IntermezzOS: a teaching operating system for experienced developers - sferik
http://intermezzos.github.io/
======
steveklabnik
Hi all. This project isn't really _ready_ yet, but I'm happy to answer
questions.

I actually wrote some more stuff yesterday, but since it's on HN... just
deployed it anyway. I was on a long bus ride home from my parents' house, and
didn't have any internet, so there's a bunch of notes to fill things out and
double check stuff... I have some stuff to do today, but am hoping to clean
that up by tonight.

Here's a sort of synopsis: there's been a lot of really great stuff going on
in the Rust OSDev space lately, and I managed to get my own little OS going,
with a VGA driver and keyboard input. You can see that source here:
[https://github.com/intermezzOS/kernel/tree/original_backup](https://github.com/intermezzOS/kernel/tree/original_backup)
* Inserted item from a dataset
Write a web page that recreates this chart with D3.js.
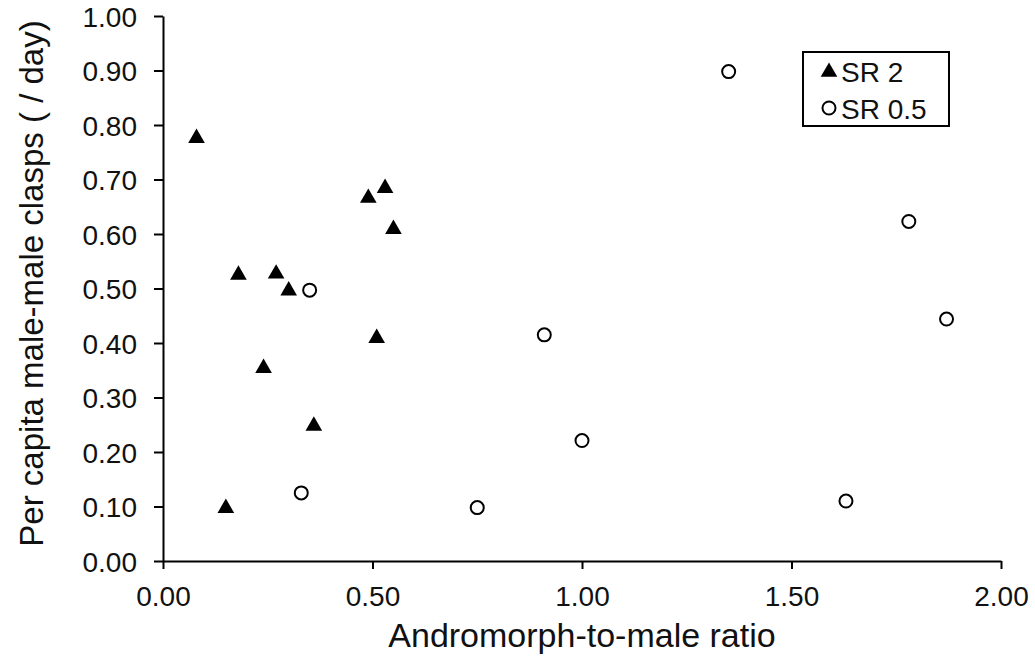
<!DOCTYPE html>
<html lang="en">

<head>
    <meta charset="UTF-8">
    <title>clasps vs andromorph ratio</title>
    <script src="https://cdn.jsdelivr.net/npm/d3@7"></script>
    <style>
        body {
            margin: 0;
            background: #fff;
        }

        text {
            font-family: "Liberation Sans", Arial, sans-serif;
            fill: #111;
        }
    </style>
</head>

<body>
    <svg id="main" width="1035" height="658"></svg>

    <script>
        // SR 2 group (filled triangles)
        let sr2_ratio = [0.08, 0.18, 0.27, 0.30, 0.24, 0.36, 0.15, 0.49, 0.53, 0.55, 0.51]
        let sr2_clasps = [0.776, 0.525, 0.527, 0.496, 0.354, 0.248, 0.097, 0.666, 0.684, 0.609, 0.409]
        // SR 0.5 group (open circles)
        let sr05_ratio = [1.35, 1.78, 1.87, 0.35, 0.91, 1.00, 0.33, 0.75, 1.63]
        let sr05_clasps = [0.898, 0.623, 0.444, 0.497, 0.415, 0.221, 0.125, 0.098, 0.110]

        let x_ticks = [0, 0.5, 1.0, 1.5, 2.0]
        let y_ticks = [0, 0.1, 0.2, 0.3, 0.4, 0.5, 0.6, 0.7, 0.8, 0.9, 1.0]
        let series_names = ["SR 2", "SR 0.5"]

        let svg = d3.select("#main")
        let margin = { left: 163, right: 34, top: 16, bottom: 97 }
        let W = 1035, H = 658

        let x = d3.scaleLinear().domain([0, 2]).range([margin.left, W - margin.right])
        let y = d3.scaleLinear().domain([0, 1]).range([H - margin.bottom, margin.top])

        // axes
        let xAxis = svg.append("g")
            .attr("transform", `translate(0,${H - margin.bottom})`)
            .call(d3.axisBottom(x).tickValues(x_ticks).tickFormat(d3.format(".2f"))
                .tickSizeInner(8).tickSizeOuter(0).tickPadding(17))
        let yAxis = svg.append("g")
            .attr("transform", `translate(${margin.left},0)`)
            .call(d3.axisLeft(y).tickValues(y_ticks).tickFormat(d3.format(".2f"))
                .tickSizeInner(9).tickSizeOuter(0).tickPadding(17))

        svg.selectAll(".domain, .tick line")
            .attr("stroke", "#000")
            .attr("stroke-width", 2)
        svg.selectAll(".tick text")
            .attr("font-size", 28)
            .attr("font-family", "Liberation Sans, Arial, sans-serif")
            .attr("fill", "#111")
        yAxis.selectAll(".tick text").attr("dy", "0.36em")

        // axis titles
        svg.append("text")
            .attr("x", (x(0) + x(2)) / 2)
            .attr("y", 647)
            .attr("text-anchor", "middle")
            .attr("font-size", 34)
            .text("Andromorph-to-male ratio")
        svg.append("text")
            .attr("transform", `translate(43,${(y(0) + y(1)) / 2 - 5}) rotate(-90)`)
            .attr("text-anchor", "middle")
            .attr("font-size", 33)
            .text("Per capita male-male clasps ( / day)")

        // points
        let tri = d3.symbol().type(d3.symbolTriangle).size(120)
        svg.append("g").selectAll("path")
            .data(d3.zip(sr2_ratio, sr2_clasps))
            .join("path")
            .attr("d", tri)
            .attr("transform", d => `translate(${x(d[0])},${y(d[1])})`)
            .attr("fill", "#000")

        svg.append("g").selectAll("circle")
            .data(d3.zip(sr05_ratio, sr05_clasps))
            .join("circle")
            .attr("cx", d => x(d[0]))
            .attr("cy", d => y(d[1]))
            .attr("r", 6.5)
            .attr("fill", "#fff")
            .attr("stroke", "#000")
            .attr("stroke-width", 2)

        // legend
        let lg = svg.append("g").attr("transform", "translate(803,52)")
        lg.append("rect")
            .attr("width", 146).attr("height", 74)
            .attr("fill", "#fff").attr("stroke", "#000").attr("stroke-width", 2)
        lg.append("path").attr("d", tri).attr("transform", "translate(26,20)").attr("fill", "#000")
        lg.append("circle").attr("cx", 26).attr("cy", 56).attr("r", 6.5)
            .attr("fill", "#fff").attr("stroke", "#000").attr("stroke-width", 2)
        lg.selectAll("text.lab")
            .data(series_names)
            .join("text")
            .attr("class", "lab")
            .attr("x", 38)
            .attr("y", (d, i) => 30 + i * 37)
            .attr("font-size", 28)
            .text(d => d)
    </script>

</body>

</html>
But then I realized that one of the reasons I've struggled a lot here in the
past was the lack of tutorials. And I love writing. Christmas three years ago
was when I discovered Rust, started writing about it, and is why I have the
job I do today. So I decided this break that I'd embark on another project...

I really, truly think that many high-level programmers could do operating
systems development if there were more resources that catered to them. Hence
this project. Once it's got some polish, I hope that someone who has learned
programming through JavaScript can follow along and have their own little OS
too.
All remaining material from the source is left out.